If you want to find love without physically approaching strangers (in the beginning at least), you have to download Tinder, swipe almost everyone right, wait for a match for months and then somehow hope to fall in love.
And then there is another easier app called parents. You don’t really have to download it or agree to the conditions, the app works in two simple steps.
1. Find the perfect match for you based on your gotra, religion and past life karma
2. Get you married to the match without wasting another day
I don’t know why, but nowadays every conversation with my dad always ends up with marriage.
Me: “Dad I got a new job with a great salary hike.”
Dad: “Proud of you beta.”
Me: “Thank…”
Dad: “Chal phone rakhta hoon, ladki dekhne jaana hai tere liye.”
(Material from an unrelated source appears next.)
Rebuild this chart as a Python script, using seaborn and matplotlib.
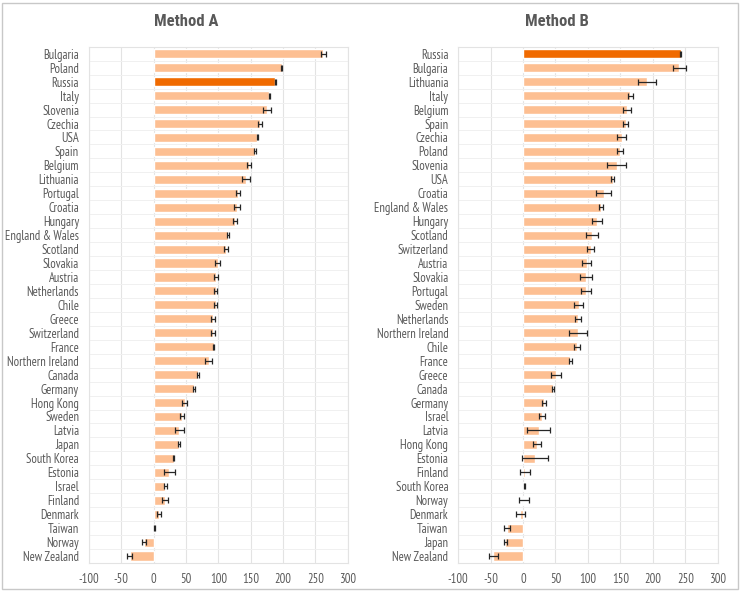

Every. Single. Conversation!
Dad: “Yuvraj Singh wapas form mein aa gaya.“
Me: “Haan, sahi player hai.“
Dad: “Shaadi karli na usne…tu bhi karle.”
And parents have this hearing disorder that they just can’t hear a ‘no’ from their kids!
No matter how much you refuse or try to turn them down, they somehow seem to labour under the delusion that you do want to meet the ‘perfect match’ they found for you and most of the times even fix a meeting with the help of a common acquaintance.
And what do you do? Well, you sit there being all awkward and cursing the moment you won the race against your fellow sperms.